El segundo punto en común es que surgen en momentos de profundas heridas nacionales. Sobre Hearst, Frank escribe: “El movimiento ‘Buy American’ de principios de 1933 solo fue posible porque sus argumentos dieron en un terreno fértil: una nación en crisis, con su presidente en negación, y en la que mucha gente ya estaba dispuesta a replegarse sobre sí misma”. Históricamente, los movimientos ‘Buy American’ de amplia base rechazan no solo los productos extranjeros, sino también a los trabajadores extranjeros o no blancos, incluso los que residen en territorio estadounidense. Al menos en este sentido, las campañas ‘Buy American’ funcionan a la perfección: toman la insatisfacción y el malestar existentes entre los trabajadores estadounidenses y los reorientan, alejándolos de quienes ostentan el poder a nivel nacional y orientándolos hacia una amenaza extranjera.
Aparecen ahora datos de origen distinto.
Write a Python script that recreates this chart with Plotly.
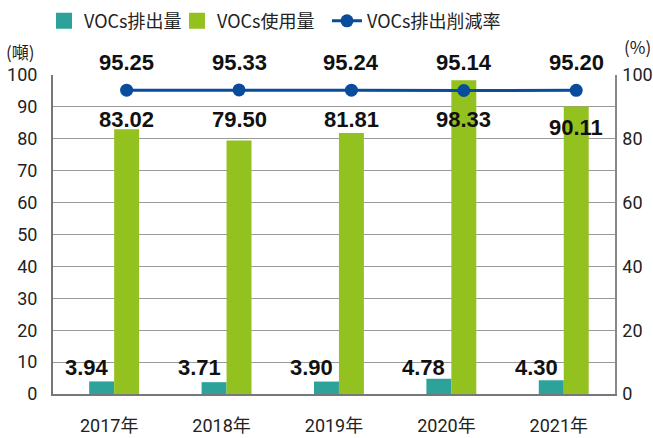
import plotly.graph_objects as go

years = ["2017年", "2018年", "2019年", "2020年", "2021年"]
emission = [3.94, 3.71, 3.90, 4.78, 4.30]
usage = [83.02, 79.50, 81.81, 98.33, 90.11]
reduction = [95.25, 95.33, 95.24, 95.14, 95.20]

TEAL = "#2ca29a"
GREEN = "#93c11f"
BLUE = "#0a4c9c"
BAR_W = 0.222
TEAL_OFF = -0.178
GREEN_OFF = TEAL_OFF + BAR_W
Y_MIN, Y_MAX = 0, 100

xs = list(range(len(years)))
green_c = [x + GREEN_OFF + BAR_W / 2 for x in xs]

fig = go.Figure()
fig.add_trace(go.Bar(
    x=xs, y=emission, name="VOCs排出量", marker_color=TEAL,
    width=BAR_W, offset=TEAL_OFF, marker_line_width=0, showlegend=False,
))
fig.add_trace(go.Bar(
    x=xs, y=usage, name="VOCs使用量", marker_color=GREEN,
    width=BAR_W, offset=GREEN_OFF, marker_line_width=0, showlegend=False,
))
fig.add_trace(go.Scatter(
    x=green_c, y=reduction, name="VOCs排出削減率", yaxis="y2",
    mode="lines+markers", line=dict(color=BLUE, width=3),
    marker=dict(color=BLUE, size=13), showlegend=False,
))
# legend entries (one legend per item to reproduce the spacing)
fig.add_trace(go.Scatter(x=[None], y=[None], mode="markers", name="VOCs排出量",
                         marker=dict(symbol="square", size=18, color=TEAL), legend="legend"))
fig.add_trace(go.Scatter(x=[None], y=[None], mode="markers", name="VOCs使用量",
                         marker=dict(symbol="square", size=18, color=GREEN), legend="legend2"))
fig.add_trace(go.Scatter(x=[None], y=[None], mode="lines+markers", name="VOCs排出削減率",
                         line=dict(color=BLUE, width=3),
                         marker=dict(color=BLUE, size=13), legend="legend3"))

lblfont = dict(family="Liberation Sans", size=22, color="#111111")
annotations = []
for i in xs:
    annotations.append(dict(x=i - 0.2, y=8.3, xref="x", yref="y",
                            text=f"<b>{emission[i]:.2f}</b>", showarrow=False,
                            font=lblfont, xanchor="center", yanchor="middle"))
    annotations.append(dict(x=green_c[i], y=(83.4 if i == 4 else 85.9), xref="x", yref="y",
                            text=f"<b>{usage[i]:.2f}</b>", showarrow=False,
                            font=lblfont, xanchor="center", yanchor="middle"))
    annotations.append(dict(x=green_c[i], y=(104.0 - Y_MIN) / (Y_MAX - Y_MIN),
                            xref="x", yref="paper",
                            text=f"<b>{reduction[i]:.2f}</b>", showarrow=False,
                            font=lblfont, xanchor="center", yanchor="middle"))

annotations += [
    dict(text="(噸)", xref="paper", yref="paper", x=-0.088, y=1.075,
         xanchor="left", yanchor="middle", showarrow=False,
         font=dict(family="Noto Sans CJK TC", size=17, color="#222222")),
    dict(text="(%)", xref="paper", yref="paper", x=1.012, y=1.09,
         xanchor="left", yanchor="middle", showarrow=False,
         font=dict(family="Noto Sans CJK TC", size=17, color="#222222")),
]

tickfont = dict(family="Roboto, Noto Sans CJK TC", size=18, color="#222222")
legfont = dict(family="Noto Sans CJK TC", size=18, color="#222222")
leg_common = dict(orientation="h", y=1.169, yanchor="middle", xanchor="left",
                  font=legfont, itemwidth=30, bgcolor="rgba(0,0,0,0)")

fig.update_layout(
    width=653, height=438,
    margin=dict(l=53, r=38, t=75, b=44, autoexpand=False),
    paper_bgcolor="white", plot_bgcolor="white",
    barmode="overlay",
    showlegend=True,
    legend=dict(x=-0.016, **leg_common),
    legend2=dict(x=0.2206, **leg_common),
    legend3=dict(x=0.4875, **leg_common),
    xaxis=dict(
        range=[-0.5, 4.5], tickvals=xs, ticktext=years, tickfont=tickfont,
        showgrid=False, showline=True, linecolor="#777777", linewidth=2,
        ticks="", ticklabelstandoff=14, zeroline=False, fixedrange=True,
    ),
    yaxis=dict(
        range=[Y_MIN, Y_MAX], dtick=10, tickfont=tickfont,
        showgrid=True, gridcolor="#999999", gridwidth=1,
        showline=True, linecolor="#777777", linewidth=2, mirror=False,
        ticks="", ticklabelstandoff=10, zeroline=False,
    ),
    yaxis2=dict(
        range=[0, 100], dtick=20, tickfont=tickfont, overlaying="y",
        side="right", showgrid=False, showline=True, linecolor="#888888",
        linewidth=1.5, ticks="", ticklabelstandoff=2, zeroline=False,
    ),
    annotations=annotations,
)

fig.write_html("out.html", config={"displayModeBar": False},
               post_script="document.body.style.margin='0';")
De repente, la relación más importante en la economía laboral no es entre trabajadores y empresarios, sino entre estadounidenses y sus oponentes extranjeros, y las grandes empresas pueden presentarse con mayor facilidad como aliadas del ciudadano común. Les encantaría tratar bien a sus trabajadores, si tan solo tuvieran los clientes que se lo permitieran.
A lo largo de décadas, la industria manufacturera estadounidense se ha visto vaciada, y sus empleos sindicalizados, seguros, han sido reemplazados en gran medida por trabajos más precarios en servicios y cuidados. Estados Unidos es un país profundamente dividido donde la riqueza se ha concentrado cada vez más en el decil superior de ingresos , un fenómeno que un creciente sector de estadounidenses atribuye ahora, al menos en parte, a los inmigrantes que desplazan a los trabajadores nativos de buenos empleos o absorben recursos públicos que no merecen.
A los estadounidenses se les enseña a considerarse consumidores con deberes económicos que van más allá de sus deberes cívicos, lo que posibilita el deber patriótico de comprar a nivel conceptual. La lógica superficial del “Buy American” siempre ha sido fácil de vender en todo el espectro político: una forma de sumar puntos de unidad, aunque no cambie el comportamiento. La nueva administración simplemente está dando golpes.